This was the first year I participated in NaNoWriMo, and I completed my 50,000 words in 30 days. I have two simultaneous reactions to this accomplishment: Hooray! and So what.
The Hooray Part
I did it, and that’s something. That’s worth a cheer. Do you have any idea how many millions of people in the world think: I should write a book, someday? Me, neither, but holy shit. it’s probably up there with white people who have opinions about Ferguson.
Next, think of all the people who have at least started to write something, but never finished. That’s a much smaller group. Again, we have no idea about real numbers, here. Perhaps it would be generous to guess it’s only a few million souls.
Now, we’re down to the number of people who have tried to write a novel, and used NaNoWriMo as a way to accomplish that goal: a smaller number of people, no question. Last year, only 310,095 participants won (hit 50,000 words in 30 days).
There were plenty of times during the past 30 days I didn’t want to write. There were days when I wanted to quit. The way I tend to sabotage myself is to wait until the brink of success and then develop some kind of problem or just mentally check out. I know myself well. I also know others do this, too, and when you see it in another person, it’s so much more obvious. I made myself more aware of this by watching episodes of Kitchen Nightmares and Hell’s Kitchen. The denial and mysteriously badly-timed problems on these shows were painfully obvious to me.
And yet I still managed to pull a psychosomatic fast one: during the last week and a half of NaNo, I got sick. My brain turned to oatmeal. I was too tired to write, but then when I laid down, my mind would race and my body’s sensations would get all confused (I call that “sickesthesia”) and I just couldn’t sleep. Plus sinus pain, headache, and a rough cough.
There actually were a couple days when I wrote nothing. The next day, instead of writing 1,667 words, I had to write 3,334 words. Except I couldn’t do that, either, and so I had to continue playing catch-up day-by-day. Thankfully, I got over it just in time to finish and win, writing over 3,000 a day for the last several days.
Despite my divided self trying to both succeed and fail simultaneously, the light side of the Force managed to outshine the dark. Even when I wasn’t sick, what would often happen is I’d be writing and I’d feel tired and sleepy. Sometimes, I gave in and really took a nap. I wanted to be up later after everyone else was in bed so I get more done.
Mostly, it was just psychosomatic resistance. When I played online games addictively, I would also get tired, and yet, most of the time, I managed to power through and keep playing. Why? Because I loved it and I was motivated. If I could do it for Guild Wars 2, why couldn’t I do it for my first novel?

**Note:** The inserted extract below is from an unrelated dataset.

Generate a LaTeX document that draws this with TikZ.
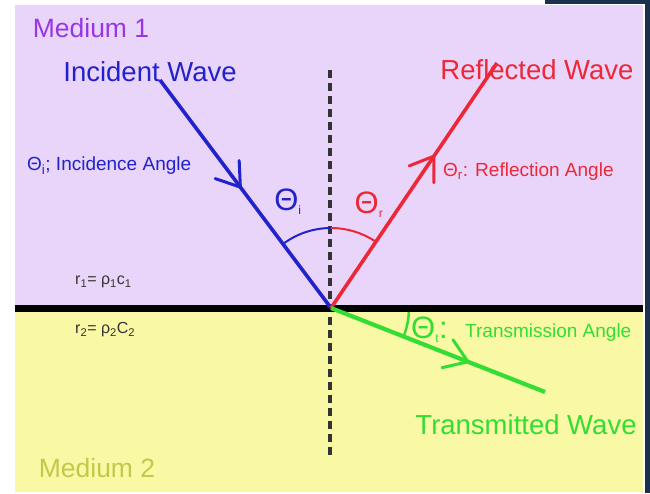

The biggest bonus of winning NaNo was simply proving to myself that I could do it, because once that threshold is crossed, there’s no going back. There’s no more wishing, no more wondering, now there is only the doing, and that leads me to the “So What” part.
The So What Part
I did it, I proved I could do it.
Well, so what?
I didn’t do anything that writers don’t already do every day, and without the Dumbo’s magic feather of NaNoWriMo. Now that I’ve set the bar at this level, I couldn’t live with myself if I ever go below it, again. There will come a time when my life as a writer will be more than just pumping out at least 1667 words every day. There will be, in addition to writing the new stuff, revising and editing the old stuff. Publishers and agents will be sought. Setting up on Amazon or whatever will need to happen . I haven’t even thought about this stuff, yet, because all I want to do right now is finish one book, and everything else is distraction.
I wrote 50,000 words.
The average fantasy novel has over 197,000 words.
I have three more NaNoWriMos to go before I even have a first draft anywhere near that territory.
Not that hitting a certain word count is the goal–believe me, it’s not. But I don’t think you can call yourself serious about what you do without awareness and context for your work. And even though I did write 50,000 words in 30 days, and that’s the only requirement for winning NaNoWriMo, I’m barely a third of the way into the story events and plot.
There is much more to do before I even have a finished first draft.
The ultimate lesson is that now, every day is NaNoWriMo.